In deconstructing the culture and lifestyle habits of the Smurfs ("les schtroumpfs"), French sociologist Antoine Buéno depicts the little blue creatures as racist, sexist, anti-Semitic "archetype[s] of totalitarian society imbued with Stalinism and Nazism." Now friends and fans of the Smurfs are so mad at him.
It all seems like an unfortunate misunderstanding! A lecturer at the Sciences Po political sciences school in Paris, Buéno says he "loves" the Smurfs. He only wanted to shed light on how weird society was back in the 1950s, when the Smurfs were born. In Le Petit Livre Bleu ("The Little Blue Book"), he identifies the following issues:
- Anti-Semitism: This is embodied by the evil jerk-wizard Gargamel, described by Buéno as an "ugly, dirty, with a hooked nose (who) is fascinated by gold."
- Socialism: The Smurfs didn't own any property, supported ObamaCare, and did a lot of things together.
- Stalinism: Symbolized by Papa Smurf, a control freak who wore red pants and a red hat that were possibly made out of Soviet flags.
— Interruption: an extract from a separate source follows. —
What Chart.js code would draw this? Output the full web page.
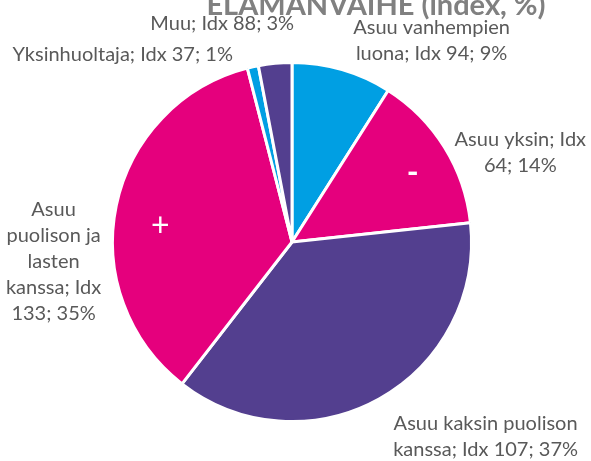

Our theory is that elderly Papa S. wore red in order to speed up his reaction time, but unlike Buéno we have no evidence to support our claims.
- Sexism: Only one gal Smurf, Smurfette, whose blonde hair also represents...
- Nazism: They didn't get along with Gargamel or his maybe-Jewish cat, Azrael.
- Racism: Supposedly Peyo, the Smurfs's Belgian creator, initially came up with The Black Smurfs, in which the sting of a black fly changes a Smurf's skin color to "jet black." Somehow the whole Smurf village eventually turns black as well. After this happens, Buéno says, the Smurfs "are reduced to the state of primitives who jump around and cry: 'Gnap! Gnap!' [Gnash! Gnash!] They lose all trace of intelligence and become completely moronic."
Supposedly Buéno now says he's afraid for his safety, because Smurf fans have called his book a "disgrace," and also said other mean things on the internet. Eh, they'll get over it.